Ukrainian pianist
Milana Chernyavska has been known mostly as an accompanist, and perhaps that background shows in her solo performances of some familiar
Robert Schumann sets of character pieces here. She makes comparatively little use of tempo rubato, and there's not a great sense of interiority in her playing nor really of the "imaginary world" promised in the album title. On the plus side, she has a lot of power, and in the muscular, public style of Carnaval, Op. 9, with its little musical puzzles, her sharp, blocky contrasts among the work's portraits are very effective, and the final Marche des Davidsbündler contra les Philistins (track 28) wraps up the program with a flourish as the fantastic element takes care of itself. The plain treatment of tempo may be a matter of taste, for the listener who wants highly individual treatments has plenty of other places to go.

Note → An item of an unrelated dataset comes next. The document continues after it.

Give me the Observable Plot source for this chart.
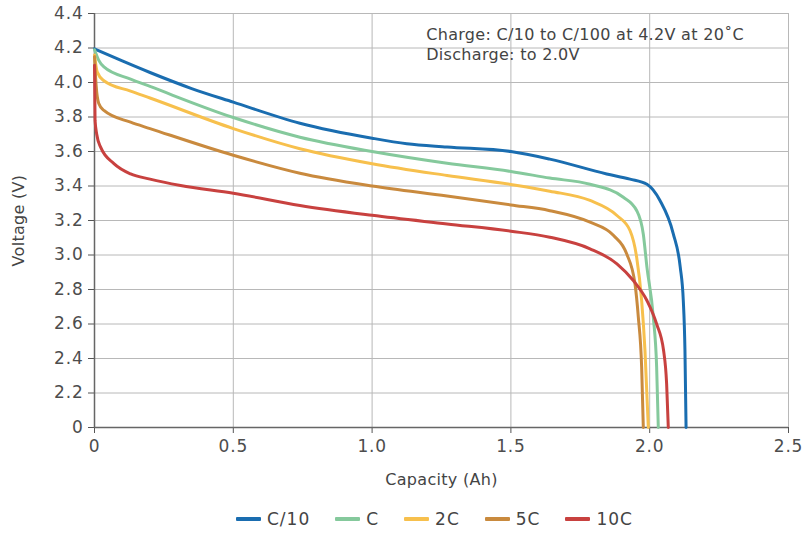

But sample some of the familiar pieces from Kinderszenen, Op. 15 (Scenes of Childhood), to see whether you're comfortable with the circumspect readings; this is one of the less dreamlike Träumerei versions on the market. But for some listeners the straightforwardness could be a "just give me the music" corrective to the general tendency to interpose another strong personality between
Schumann and the listener. Note that the track listing for Carnaval, which omits the "Intermezzo: Paganini" movement leading into "Aveu" (track 35), is incorrect; there are 39 tracks in all, not 38.